● Exercise objective
Write out the full listing exactly as given, minus the images.

**** Raw data ****

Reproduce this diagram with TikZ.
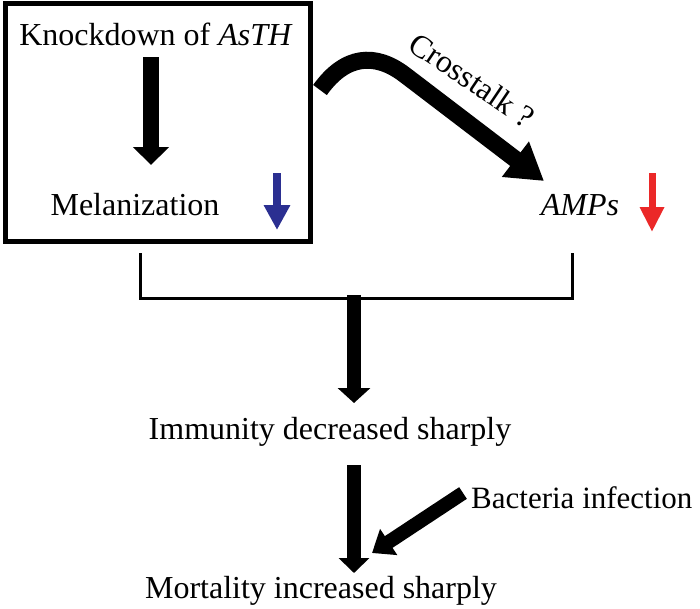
\documentclass[tikz,border=0pt]{standalone}
\usepackage{fontspec}
\setmainfont{Liberation Serif}
\usetikzlibrary{arrows.meta}
\definecolor{myblue}{RGB}{43,47,145}
\definecolor{myred}{RGB}{235,40,40}
\begin{document}
\begin{tikzpicture}[x=1pt,y=-1pt,
  lbl/.style={inner sep=0pt, font=\fontsize{32}{36}\selectfont},
  fatarrow/.style={line width=16pt, -{Triangle[width=35pt,length=18pt]}},
]
\useasboundingbox (0,0) rectangle (700,608);
% box
\draw[line width=5pt] (5,3) rectangle (310,241);
% texts
\node[lbl, anchor=base] (knock) at (156,45) {Knockdown of \textit{AsTH}};
\node[lbl, anchor=base] (mel) at (135,215) {Melanization};
\node[lbl, anchor=base] (amps) at (580,215) {\textit{AMPs}};
\node[lbl, anchor=base] (imm) at (330,439) {Immunity decreased sharply};
\node[lbl, anchor=base west, font=\fontsize{31}{36}\selectfont] (bact) at (471,508) {Bacteria infection};
\node[lbl, anchor=base] (mort) at (321,598) {Mortality increased sharply};
\node[lbl, rotate=-34] (cross) at (472,80) {Crosstalk ?};
% coordinates
\coordinate (k1) at (151,57); \coordinate (k2) at (151,165);
\coordinate (b1) at (277,173); \coordinate (b2) at (277,230);
\coordinate (r1) at (652,173); \coordinate (r2) at (652,232);
\coordinate (c1) at (320,90); \coordinate (c2) at (405,75); \coordinate (c3) at (544,181);
\coordinate (bl) at (140,253); \coordinate (bm) at (354,298); \coordinate (br) at (572,253);
\coordinate (i1) at (354,295); \coordinate (i2) at (354,403);
\coordinate (m1) at (354,465); \coordinate (m2) at (354,573);
\coordinate (x1) at (463,493); \coordinate (x2) at (372,553);
% arrows
\draw[fatarrow] (k1) -- (k2);
\draw[myblue, line width=8pt, -{Triangle[width=25pt,length=25pt]}] (b1) -- (b2);
\draw[myred, line width=7pt, -{Triangle[width=23pt,length=25pt]}] (r1) -- (r2);
\draw[line width=17pt, -{Triangle[width=42pt,length=36pt]}] (c1) .. controls (345,55) and (375,52) .. (c2) -- (c3);
\draw[line width=3pt] (bl) |- (bm) -| (br);
\draw[line width=14pt, -{Triangle[width=32pt,length=15pt]}] (i1) -- (i2);
\draw[line width=14pt, -{Triangle[width=30pt,length=15pt]}] (m1) -- (m2);
\draw[line width=14pt, -{Triangle[width=30pt,length=20pt]}] (x1) -- (x2);
\end{tikzpicture}
\end{document}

****

● Exercise answer
Reproduce this diagram with TikZ.
\documentclass[tikz,border=0pt]{standalone}
\usepackage{fontspec}
\setmainfont{Liberation Serif}
\usetikzlibrary{arrows.meta}
\definecolor{myblue}{RGB}{43,47,145}
\definecolor{myred}{RGB}{235,40,40}
\begin{document}
\begin{tikzpicture}[x=1pt,y=-1pt,
  lbl/.style={inner sep=0pt, font=\fontsize{32}{36}\selectfont},
  fatarrow/.style={line width=16pt, -{Triangle[width=35pt,length=18pt]}},
]
\useasboundingbox (0,0) rectangle (700,608);
% box
\draw[line width=5pt] (5,3) rectangle (310,241);
% texts
\node[lbl, anchor=base] (knock) at (156,45) {Knockdown of \textit{AsTH}};
\node[lbl, anchor=base] (mel) at (135,215) {Melanization};
\node[lbl, anchor=base] (amps) at (580,215) {\textit{AMPs}};
\node[lbl, anchor=base] (imm) at (330,439) {Immunity decreased sharply};
\node[lbl, anchor=base west, font=\fontsize{31}{36}\selectfont] (bact) at (471,508) {Bacteria infection};
\node[lbl, anchor=base] (mort) at (321,598) {Mortality increased sharply};
\node[lbl, rotate=-34] (cross) at (472,80) {Crosstalk ?};
% coordinates
\coordinate (k1) at (151,57); \coordinate (k2) at (151,165);
\coordinate (b1) at (277,173); \coordinate (b2) at (277,230);
\coordinate (r1) at (652,173); \coordinate (r2) at (652,232);
\coordinate (c1) at (320,90); \coordinate (c2) at (405,75); \coordinate (c3) at (544,181);
\coordinate (bl) at (140,253); \coordinate (bm) at (354,298); \coordinate (br) at (572,253);
\coordinate (i1) at (354,295); \coordinate (i2) at (354,403);
\coordinate (m1) at (354,465); \coordinate (m2) at (354,573);
\coordinate (x1) at (463,493); \coordinate (x2) at (372,553);
% arrows
\draw[fatarrow] (k1) -- (k2);
\draw[myblue, line width=8pt, -{Triangle[width=25pt,length=25pt]}] (b1) -- (b2);
\draw[myred, line width=7pt, -{Triangle[width=23pt,length=25pt]}] (r1) -- (r2);
\draw[line width=17pt, -{Triangle[width=42pt,length=36pt]}] (c1) .. controls (345,55) and (375,52) .. (c2) -- (c3);
\draw[line width=3pt] (bl) |- (bm) -| (br);
\draw[line width=14pt, -{Triangle[width=32pt,length=15pt]}] (i1) -- (i2);
\draw[line width=14pt, -{Triangle[width=30pt,length=15pt]}] (m1) -- (m2);
\draw[line width=14pt, -{Triangle[width=30pt,length=20pt]}] (x1) -- (x2);
\end{tikzpicture}
\end{document}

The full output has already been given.